Task requirements: Starting at the top of the listing, extract every line up to and including the one with "const yTicks = [0,1000,2000,3000,4000,5000,6000,7000,8000];". Pictures stay out of the copy.

Data:
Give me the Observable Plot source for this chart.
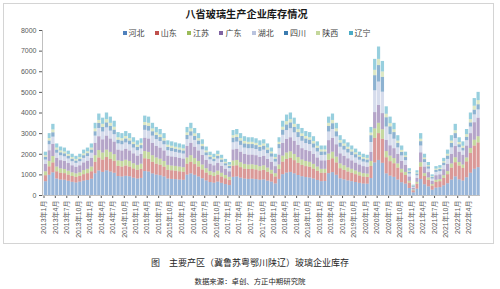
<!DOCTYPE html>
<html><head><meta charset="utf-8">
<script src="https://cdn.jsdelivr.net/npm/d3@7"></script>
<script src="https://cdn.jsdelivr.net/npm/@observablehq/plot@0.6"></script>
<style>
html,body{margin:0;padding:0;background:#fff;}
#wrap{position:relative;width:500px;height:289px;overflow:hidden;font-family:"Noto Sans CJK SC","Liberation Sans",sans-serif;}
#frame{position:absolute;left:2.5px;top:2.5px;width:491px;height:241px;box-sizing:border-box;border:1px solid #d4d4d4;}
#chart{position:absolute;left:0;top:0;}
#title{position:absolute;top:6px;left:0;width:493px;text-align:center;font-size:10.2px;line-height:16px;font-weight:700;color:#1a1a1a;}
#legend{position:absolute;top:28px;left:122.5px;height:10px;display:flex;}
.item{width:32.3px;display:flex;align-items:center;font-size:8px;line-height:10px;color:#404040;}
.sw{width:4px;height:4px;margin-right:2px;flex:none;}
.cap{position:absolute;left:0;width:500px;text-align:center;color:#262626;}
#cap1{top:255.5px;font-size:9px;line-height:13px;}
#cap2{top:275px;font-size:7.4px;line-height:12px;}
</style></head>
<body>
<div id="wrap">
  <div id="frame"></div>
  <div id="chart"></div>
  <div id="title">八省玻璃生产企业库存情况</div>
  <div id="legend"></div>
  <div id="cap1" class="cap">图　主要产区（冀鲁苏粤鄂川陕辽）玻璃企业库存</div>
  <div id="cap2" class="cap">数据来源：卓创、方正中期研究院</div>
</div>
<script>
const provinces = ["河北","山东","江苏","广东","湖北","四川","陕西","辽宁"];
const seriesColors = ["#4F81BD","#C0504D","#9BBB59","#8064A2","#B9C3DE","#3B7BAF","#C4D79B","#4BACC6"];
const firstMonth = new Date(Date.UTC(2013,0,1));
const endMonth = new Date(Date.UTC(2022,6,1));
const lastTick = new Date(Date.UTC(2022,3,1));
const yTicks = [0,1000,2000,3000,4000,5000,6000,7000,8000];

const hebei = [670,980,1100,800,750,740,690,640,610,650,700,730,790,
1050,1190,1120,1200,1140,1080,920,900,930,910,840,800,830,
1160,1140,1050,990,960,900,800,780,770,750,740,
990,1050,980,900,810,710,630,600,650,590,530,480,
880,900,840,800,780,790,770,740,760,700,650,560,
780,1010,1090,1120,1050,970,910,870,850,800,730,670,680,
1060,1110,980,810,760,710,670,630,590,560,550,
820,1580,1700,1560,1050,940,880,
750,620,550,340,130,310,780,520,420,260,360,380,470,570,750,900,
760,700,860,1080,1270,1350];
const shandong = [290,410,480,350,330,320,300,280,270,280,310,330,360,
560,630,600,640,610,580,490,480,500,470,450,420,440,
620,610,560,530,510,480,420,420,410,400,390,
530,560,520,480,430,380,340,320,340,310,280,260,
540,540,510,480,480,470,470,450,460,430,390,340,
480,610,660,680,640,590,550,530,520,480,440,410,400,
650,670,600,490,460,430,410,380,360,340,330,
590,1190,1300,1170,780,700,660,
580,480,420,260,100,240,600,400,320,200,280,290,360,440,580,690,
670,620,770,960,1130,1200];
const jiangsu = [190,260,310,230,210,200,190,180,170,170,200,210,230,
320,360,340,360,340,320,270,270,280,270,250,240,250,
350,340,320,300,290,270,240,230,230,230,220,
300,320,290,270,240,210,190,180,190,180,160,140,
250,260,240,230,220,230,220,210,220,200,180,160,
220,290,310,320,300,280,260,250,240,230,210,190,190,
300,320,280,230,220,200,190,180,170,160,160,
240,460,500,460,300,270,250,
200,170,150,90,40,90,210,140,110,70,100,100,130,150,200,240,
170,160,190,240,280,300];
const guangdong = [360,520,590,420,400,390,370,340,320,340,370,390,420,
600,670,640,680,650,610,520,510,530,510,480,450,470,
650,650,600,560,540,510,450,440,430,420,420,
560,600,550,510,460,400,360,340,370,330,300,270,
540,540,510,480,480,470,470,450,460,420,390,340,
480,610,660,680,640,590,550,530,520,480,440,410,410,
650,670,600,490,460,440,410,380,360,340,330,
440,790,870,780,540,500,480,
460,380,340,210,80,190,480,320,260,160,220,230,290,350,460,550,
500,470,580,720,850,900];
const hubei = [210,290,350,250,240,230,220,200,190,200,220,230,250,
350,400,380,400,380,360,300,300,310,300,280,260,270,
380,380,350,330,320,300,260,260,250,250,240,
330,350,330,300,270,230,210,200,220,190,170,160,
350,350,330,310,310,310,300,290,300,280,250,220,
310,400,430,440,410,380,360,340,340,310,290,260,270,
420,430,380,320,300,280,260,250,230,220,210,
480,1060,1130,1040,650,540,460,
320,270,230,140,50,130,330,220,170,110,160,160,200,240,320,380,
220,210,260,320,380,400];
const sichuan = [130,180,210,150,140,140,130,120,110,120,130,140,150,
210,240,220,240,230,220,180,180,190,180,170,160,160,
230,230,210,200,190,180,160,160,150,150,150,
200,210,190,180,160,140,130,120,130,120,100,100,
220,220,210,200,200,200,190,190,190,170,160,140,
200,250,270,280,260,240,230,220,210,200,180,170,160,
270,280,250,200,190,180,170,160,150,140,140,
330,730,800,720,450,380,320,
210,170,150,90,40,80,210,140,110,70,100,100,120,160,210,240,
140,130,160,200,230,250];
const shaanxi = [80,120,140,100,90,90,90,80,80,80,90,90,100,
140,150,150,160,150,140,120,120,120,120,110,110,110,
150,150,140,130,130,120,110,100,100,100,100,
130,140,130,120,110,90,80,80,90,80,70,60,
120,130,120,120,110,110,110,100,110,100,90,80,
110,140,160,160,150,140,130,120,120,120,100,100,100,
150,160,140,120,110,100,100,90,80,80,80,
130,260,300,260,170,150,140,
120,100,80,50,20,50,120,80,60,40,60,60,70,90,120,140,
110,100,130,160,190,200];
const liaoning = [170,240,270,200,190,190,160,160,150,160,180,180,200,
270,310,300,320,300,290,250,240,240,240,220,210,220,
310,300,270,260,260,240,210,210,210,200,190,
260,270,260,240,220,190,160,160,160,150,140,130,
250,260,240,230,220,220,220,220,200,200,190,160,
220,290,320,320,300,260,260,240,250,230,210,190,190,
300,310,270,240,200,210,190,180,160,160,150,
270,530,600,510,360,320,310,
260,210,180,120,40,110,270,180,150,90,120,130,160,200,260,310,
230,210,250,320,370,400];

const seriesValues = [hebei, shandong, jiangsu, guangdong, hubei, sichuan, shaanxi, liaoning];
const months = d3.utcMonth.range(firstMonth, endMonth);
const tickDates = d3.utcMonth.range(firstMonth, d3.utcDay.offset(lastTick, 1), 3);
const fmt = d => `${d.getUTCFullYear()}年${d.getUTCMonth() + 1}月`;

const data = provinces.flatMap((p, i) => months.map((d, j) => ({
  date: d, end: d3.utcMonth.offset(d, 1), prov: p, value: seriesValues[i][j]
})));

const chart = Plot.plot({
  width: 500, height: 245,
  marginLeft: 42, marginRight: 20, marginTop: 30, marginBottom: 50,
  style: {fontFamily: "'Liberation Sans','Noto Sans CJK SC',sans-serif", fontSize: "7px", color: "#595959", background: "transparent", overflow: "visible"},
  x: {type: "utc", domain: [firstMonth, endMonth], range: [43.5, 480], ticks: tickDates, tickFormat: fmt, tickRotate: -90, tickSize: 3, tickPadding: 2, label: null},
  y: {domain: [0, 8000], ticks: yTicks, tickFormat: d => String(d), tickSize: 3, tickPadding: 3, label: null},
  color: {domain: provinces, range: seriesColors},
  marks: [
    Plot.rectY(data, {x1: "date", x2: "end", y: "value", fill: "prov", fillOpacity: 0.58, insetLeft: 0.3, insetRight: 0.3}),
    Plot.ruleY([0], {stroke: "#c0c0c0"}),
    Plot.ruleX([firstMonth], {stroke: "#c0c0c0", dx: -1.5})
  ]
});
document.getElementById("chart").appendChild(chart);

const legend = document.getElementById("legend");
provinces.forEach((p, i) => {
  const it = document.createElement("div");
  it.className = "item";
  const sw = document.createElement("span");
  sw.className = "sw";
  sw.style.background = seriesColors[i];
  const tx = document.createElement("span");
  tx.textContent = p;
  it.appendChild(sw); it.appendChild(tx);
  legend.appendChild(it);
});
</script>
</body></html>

Task result:
Give me the Observable Plot source for this chart.
<!DOCTYPE html>
<html><head><meta charset="utf-8">
<script src="https://cdn.jsdelivr.net/npm/d3@7"></script>
<script src="https://cdn.jsdelivr.net/npm/@observablehq/plot@0.6"></script>
<style>
html,body{margin:0;padding:0;background:#fff;}
#wrap{position:relative;width:500px;height:289px;overflow:hidden;font-family:"Noto Sans CJK SC","Liberation Sans",sans-serif;}
#frame{position:absolute;left:2.5px;top:2.5px;width:491px;height:241px;box-sizing:border-box;border:1px solid #d4d4d4;}
#chart{position:absolute;left:0;top:0;}
#title{position:absolute;top:6px;left:0;width:493px;text-align:center;font-size:10.2px;line-height:16px;font-weight:700;color:#1a1a1a;}
#legend{position:absolute;top:28px;left:122.5px;height:10px;display:flex;}
.item{width:32.3px;display:flex;align-items:center;font-size:8px;line-height:10px;color:#404040;}
.sw{width:4px;height:4px;margin-right:2px;flex:none;}
.cap{position:absolute;left:0;width:500px;text-align:center;color:#262626;}
#cap1{top:255.5px;font-size:9px;line-height:13px;}
#cap2{top:275px;font-size:7.4px;line-height:12px;}
</style></head>
<body>
<div id="wrap">
  <div id="frame"></div>
  <div id="chart"></div>
  <div id="title">八省玻璃生产企业库存情况</div>
  <div id="legend"></div>
  <div id="cap1" class="cap">图　主要产区（冀鲁苏粤鄂川陕辽）玻璃企业库存</div>
  <div id="cap2" class="cap">数据来源：卓创、方正中期研究院</div>
</div>
<script>
const provinces = ["河北","山东","江苏","广东","湖北","四川","陕西","辽宁"];
const seriesColors = ["#4F81BD","#C0504D","#9BBB59","#8064A2","#B9C3DE","#3B7BAF","#C4D79B","#4BACC6"];
const firstMonth = new Date(Date.UTC(2013,0,1));
const endMonth = new Date(Date.UTC(2022,6,1));
const lastTick = new Date(Date.UTC(2022,3,1));
const yTicks = [0,1000,2000,3000,4000,5000,6000,7000,8000];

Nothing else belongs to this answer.